China’s development of the world’s first single-pixel 3D imaging camera may soon pose a threat to the stealthiness of the US F-35 joint strike fighter, according to an article in the US-based Chinese-language Duowei News.
Using an emerging technology in which an array of lens-free single-pixel cameras detect backscatter from a projector that shoots known patterns of light at the target, the Shanghai Institute of Optics and Fine Mechanics has produced a prototype camera that can quickly decipher the three-dimensional shape of objects.
The camera appears to have advanced prior art in the area of “ghost imaging” by adding a timed laser pulse to help quickly relate the series of 2D images rendered by the single-pixel cameras into accurate 3D renderings.
“It might seem a bit counter-intuitive to think that more information can be captured from a detector which uses just a single pixel rather than the multi-megapixel detectors found in conventional digital cameras,” said Baoqing Sun of the University of Glasgow’s School of Physics and Astronomy. He was lead author of the first study on the use of single-pixel cameras for 3D-imaging which was published this May in the journal Science.

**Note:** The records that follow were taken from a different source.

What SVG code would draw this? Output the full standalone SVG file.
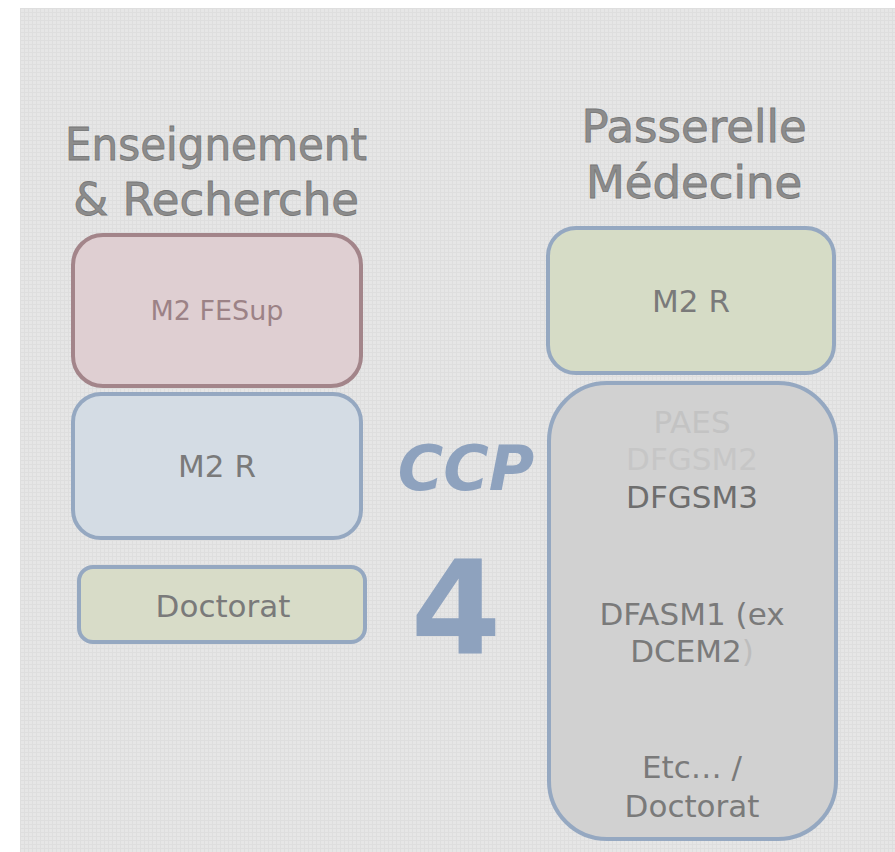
<svg xmlns="http://www.w3.org/2000/svg" width="895" height="852" viewBox="0 0 895 852">
<defs>
<pattern id="grid" width="4" height="4" patternUnits="userSpaceOnUse">
<rect width="4" height="4" fill="#e6e6e6"/>
<rect x="0" y="0" width="4" height="1" fill="#dedede"/>
<rect x="0" y="0" width="1" height="4" fill="#dedede"/>
</pattern>
</defs>
<style>
.t{font-family:"DejaVu Sans","Noto Sans",sans-serif;text-anchor:middle;}
.title{font-size:45px;fill:#8c8c8c;stroke:#777;stroke-width:0.8;}
.lbl{font-size:31px;fill:#7a7a7a;}
.box{stroke-width:4;}
.blue{stroke:#95a8c1;}
</style>
<rect width="895" height="852" fill="#ffffff"/>
<rect x="20" y="8" width="875" height="844" fill="url(#grid)"/>
<g id="title-left">
<text class="t title" x="216" y="160" textLength="302" lengthAdjust="spacingAndGlyphs">Enseignement</text>
<text class="t title" x="216" y="215">&amp; Recherche</text>
</g>
<g id="title-right">
<text class="t title" x="694" y="142">Passerelle</text>
<text class="t title" x="694" y="198">Médecine</text>
</g>
<g id="m2fesup">
<rect class="box" x="73" y="235" width="288" height="151" rx="30" fill="#dfcfd2" stroke="#a3858a"/>
<text class="t lbl" x="217" y="320" style="font-size:27px;fill:#9c8286">M2 FESup</text>
</g>
<g id="m2r-left">
<rect class="box blue" x="73" y="394" width="288" height="144" rx="28" fill="#d4dce4"/>
<text class="t lbl" x="217" y="477">M2 R</text>
</g>
<g id="doctorat-left">
<rect class="box blue" x="79" y="567" width="286" height="75" rx="14" fill="#d8dcc8"/>
<text class="t lbl" x="223" y="617">Doctorat</text>
</g>
<g id="ccp4">
<text class="t" x="466" y="490" style="font-size:62px;font-weight:bold;font-style:italic;fill:#8ea2be">CCP</text>
<text class="t" x="456" y="653" style="font-size:130px;font-weight:bold;fill:#8ea2be">4</text>
</g>
<g id="m2r-right">
<rect class="box blue" x="548" y="228" width="286" height="145" rx="28" fill="#d6dcc6"/>
<text class="t lbl" x="691" y="312">M2 R</text>
</g>
<g id="medecine">
<rect class="box blue" x="549" y="383" width="287" height="456" rx="58" fill="#d1d1d1"/>
<text class="t lbl" x="692" y="433" style="fill:#c3c3c3">PAES</text>
<text class="t lbl" x="692" y="470" style="fill:#c6c6c6">DFGSM2</text>
<text class="t lbl" x="692" y="508" style="fill:#6e6e6e">DFGSM3</text>
<text class="t lbl" x="692" y="625">DFASM1 (ex</text>
<text class="t lbl" x="692" y="662">DCEM2<tspan style="fill:#bdbdbd">)</tspan></text>
<text class="t lbl" x="692" y="778">Etc… /</text>
<text class="t lbl" x="692" y="817">Doctorat</text>
</g>
</svg>
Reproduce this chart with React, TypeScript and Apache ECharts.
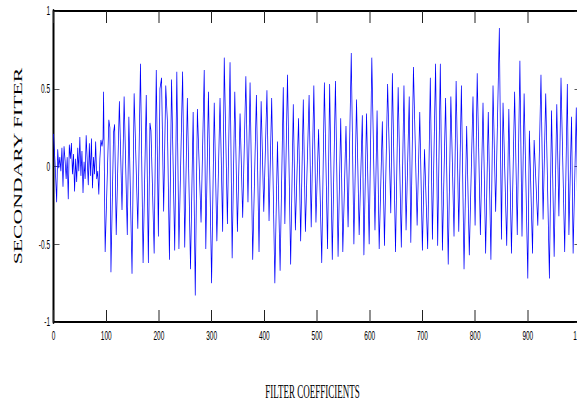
import React, { useEffect, useRef } from "react";
import * as echarts from "echarts";

// Sample index (filter coefficient number) of each local extreme
const sampleIndex = [
  0, 3, 6, 8, 10, 12, 14, 16, 18, 20, 22, 24, 26, 28, 30, 32, 34, 36, 38, 40,
  42, 44, 46, 48, 50, 52, 54, 56, 58, 60, 62, 64, 66, 68, 70, 72, 74, 76, 78, 80,
  82, 84, 86, 88, 90, 92, 94,
  95, 98, 105, 107, 109, 114, 116, 119, 125, 130, 134, 140, 143, 149, 153, 160, 165, 170,
  176, 180, 183, 185, 191, 195, 199, 202, 205, 209, 213, 216, 220, 224, 230, 234, 238, 245,
  249, 254, 260, 265, 269, 273, 280, 286, 289, 294, 300, 305, 310, 316, 321, 324, 330, 335,
  339, 344, 349, 354, 359, 365, 369, 373, 378, 385, 390, 394, 399, 405, 409, 414, 420, 425,
  430, 436, 439, 444, 450, 455, 459, 465, 469, 474, 478, 485, 489, 494, 498, 503,
  509, 514, 520, 524, 529, 535, 540, 545, 549, 555, 559, 565, 570, 575, 580, 586, 589, 594,
  599, 604, 610, 614, 618, 624, 628, 634, 640, 643, 649, 654, 660, 665, 669, 675,
  678, 683, 690, 695, 700, 704, 710, 715, 719, 725, 729, 734, 738, 744, 749, 754, 760, 764,
  769, 774, 779, 784, 789, 796, 800, 804, 810, 815, 820, 825, 830, 834, 839, 846,
  850, 853, 860, 864, 869, 875, 880, 885, 889, 893, 900, 903, 909, 912, 919, 925, 929, 934,
  941, 945, 950, 955, 959, 963, 970, 975, 978, 983, 986, 992, 996, 1000,
];

// Secondary filter value at each of those samples
const secondaryValue = [
  0.21, 0.02, -0.23, 0.11, -0.01, 0.06, -0.03, 0.12, -0.13, 0.13, 0.04, -0.08, 0.06, -0.21, 0.14, 0.05, 0.15, -0.05, 0.08, -0.16,
  0.05, -0.1, 0.12, -0.03, 0.19, -0.06, 0.1, -0.17, 0.03, -0.08, 0.2, 0.04, -0.12, 0.15, -0.06, 0.18, -0.14, 0.06, -0.05, 0.16,
  -0.08, -0.03, -0.18, 0.05, 0.17, 0.13, 0.18,
  0.48, -0.55, 0.3, 0.25, -0.68, 0.22, 0.27, -0.44, 0.42, -0.28, 0.45, -0.44, 0.32, -0.69, 0.47, -0.4, 0.66, -0.62,
  0.46, -0.62, 0.28, 0.23, -0.56, 0.62, -0.45, 0.5, 0.57, -0.29, 0.52, 0.3, -0.6, 0.56, -0.54, 0.61, -0.53, 0.61,
  -0.52, 0.44, -0.66, 0.35, -0.83, 0.37, -0.36, 0.62, -0.53, 0.48, -0.75, 0.41, -0.48, 0.44, -0.42, 0.7, -0.37, 0.67,
  -0.59, 0.48, -0.42, 0.34, -0.33, 0.58, -0.23, 0.54, -0.6, 0.46, -0.55, 0.42, -0.29, 0.49, -0.35, 0.44, -0.75, 0.16,
  -0.67, 0.51, -0.37, 0.59, -0.63, 0.4, -0.41, 0.31, -0.48, 0.43, -0.42, 0.46, -0.39, 0.52, -0.36, 0.24,
  -0.62, 0.54, -0.53, 0.53, -0.6, 0.55, -0.58, 0.31, -0.55, 0.26, -0.39, 0.73, -0.5, 0.43, -0.44, 0.33, -0.57, 0.34,
  -0.5, 0.7, -0.41, 0.36, -0.53, 0.29, -0.51, 0.53, -0.3, 0.6, -0.55, 0.51, -0.52, 0.52, -0.41, 0.45,
  -0.49, 0.64, -0.38, 0.35, -0.54, 0.11, -0.53, 0.57, -0.47, 0.66, -0.51, 0.66, -0.54, 0.44, -0.63, 0.45, -0.45, 0.55,
  -0.42, 0.52, -0.66, 0.26, -0.57, 0.45, -0.38, 0.6, -0.44, 0.41, -0.56, 0.35, -0.6, 0.52, -0.29, 0.89,
  -0.47, 0.41, -0.51, 0.37, -0.56, 0.48, -0.44, 0.68, -0.45, 0.47, -0.72, 0.23, -0.56, 0.17, -0.38, 0.59, -0.34, 0.47,
  -0.72, 0.36, -0.58, 0.4, -0.32, 0.57, -0.55, 0.53, -0.44, 0.32, -0.56, 0.38, -0.7, 0.05,
];

const xTicks = [0, 100, 200, 300, 400, 500, 600, 700, 800, 900, 1000];
const yTicks = [-1, -0.5, 0, 0.5, 1];
const xTitle = "FILTER COEFFICIENTS";
const yTitle = "SECONDARY FITER";

// The figure is drawn at double width and squeezed horizontally by half,
// like the reference (condensed tick labels).
const SQUEEZE = 0.5;
const W = 577 / SQUEEZE;
const H = 401;

export default function App() {
  const ref = useRef<HTMLDivElement>(null);

  useEffect(() => {
    if (!ref.current) return;
    const chart = echarts.init(ref.current, undefined, { renderer: "svg" });
    const data = sampleIndex.map((s, i) => [s, secondaryValue[i]]);
    const xMin = xTicks[0];
    const xMax = xTicks[xTicks.length - 1];
    const xStep = xTicks[1] - xTicks[0];
    const yMin = yTicks[0];
    const yMax = yTicks[yTicks.length - 1];
    const yStep = yTicks[1] - yTicks[0];
    const sansFont = "'Liberation Sans', Arial, Helvetica, sans-serif";
    const serifFont = "'Liberation Serif', 'Times New Roman', serif";
    const plain = (v: number) => String(v);

    const xCommon = {
      type: "value" as const,
      min: xMin,
      max: xMax,
      interval: xStep,
      splitLine: { show: false },
      axisLine: { show: true, onZero: false, lineStyle: { color: "#000", width: 2 } },
      axisTick: { show: true, inside: true, length: 12, lineStyle: { color: "#222", width: 2 } },
    };
    const yCommon = {
      type: "value" as const,
      min: yMin,
      max: yMax,
      interval: yStep,
      splitLine: { show: false },
      axisLine: { show: true, onZero: false, lineStyle: { color: "#000", width: 4 } },
      axisTick: { show: true, inside: true, length: 12, lineStyle: { color: "#222", width: 1 } },
    };

    chart.setOption({
      animation: false,
      backgroundColor: "#fff",
      grid: {
        left: 107,
        top: 11,
        width: 1054,
        height: 311,
        containLabel: false,
        outerBoundsMode: "none",
      },
      xAxis: [
        {
          ...xCommon,
          position: "bottom",
          axisLabel: {
            show: true,
            margin: 7,
            color: "#000",
            fontSize: 13,
            fontFamily: sansFont,
            formatter: plain,
            hideOverlap: false,
          },
          name: xTitle,
          nameLocation: "middle",
          nameGap: 61,
          nameTextStyle: { color: "#000", fontSize: 18, fontFamily: serifFont, padding: [0, 18, 0, 0] },
        },
        { ...xCommon, position: "top", axisLabel: { show: false } },
      ],
      yAxis: [
        {
          ...yCommon,
          position: "left",
          axisLabel: { show: true, margin: 7, color: "#000", fontSize: 13, fontFamily: sansFont, formatter: plain },
        },
        { ...yCommon, position: "right", axisLabel: { show: false } },
      ],
      graphic: [
        {
          type: "text",
          x: 36,
          y: 166,
          rotation: Math.PI / 2,
          scaleX: 1.45,
          scaleY: 1.55,
          style: {
            text: yTitle,
            fill: "#000",
            fontSize: 15,
            fontFamily: serifFont,
            align: "center",
            verticalAlign: "middle",
          },
        },
      ],
      series: [
        {
          type: "line",
          xAxisIndex: 0,
          yAxisIndex: 0,
          data,
          showSymbol: false,
          symbol: "none",
          lineStyle: { color: "#0000ff", width: 1.5 },
          clip: true,
        },
      ],
    });
    return () => chart.dispose();
  }, []);

  return (
    <div
      style={{
        position: "fixed",
        left: 0,
        top: 0,
        width: 577,
        height: H,
        overflow: "hidden",
        background: "#fff",
      }}
    >
      <div
        ref={ref}
        style={{
          width: W,
          height: H,
          transform: `scaleX(${SQUEEZE})`,
          transformOrigin: "0 0",
        }}
      />
    </div>
  );
}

“However, digital camera sensors have a very limited sensitivity beyond the spectrum of visible light, whereas a single-pixel detector can easily be made to capture information far beyond the visible, reaching wavelengths from X-ray to TeraHertz.
“This means that single-pixel detectors which cost just a few pounds each are now capable of producing images across a far wider spectrum than 3D imaging systems currently on the market which cost tens of thousands of pounds.”
They can also be made far smaller and more portable than earlier 3D technology that uses conventional lensed cameras that detect large numbers of pixels. Combined with its ability to use light from a wide range of the electromagnetic spectrum, single-pixel imaging can be used for applications ranging from improving hospital X-rays to allowing radar systems to make out the shape of sophisticated stealth planes whose radar-signatures are similar to those of small birds.
China’s exploitation of single-pixel camera technology for air defense systems, therefore, poses a threat to the current and future generations of US stealth fighters and bombers whose effectiveness is based on their virtual invisibility to enemy radar on approach. Among them are the B-2 long-range stealth bomber and the F-22 stealth fighter, as well as the F-35 joint strike fighter.
The half trillion dollars that will ultimately be invested in the F-35 project — the costliest defense procurement program in history — will largely be wasted if radar technology can be enhanced to detect the fighters. The first step China has just taken in single-pixel imaging technology dramatically boosts the possibility that by the time the final production versions of the F-35 take to the air in a few years, it may no longer have its “very low observable” rating.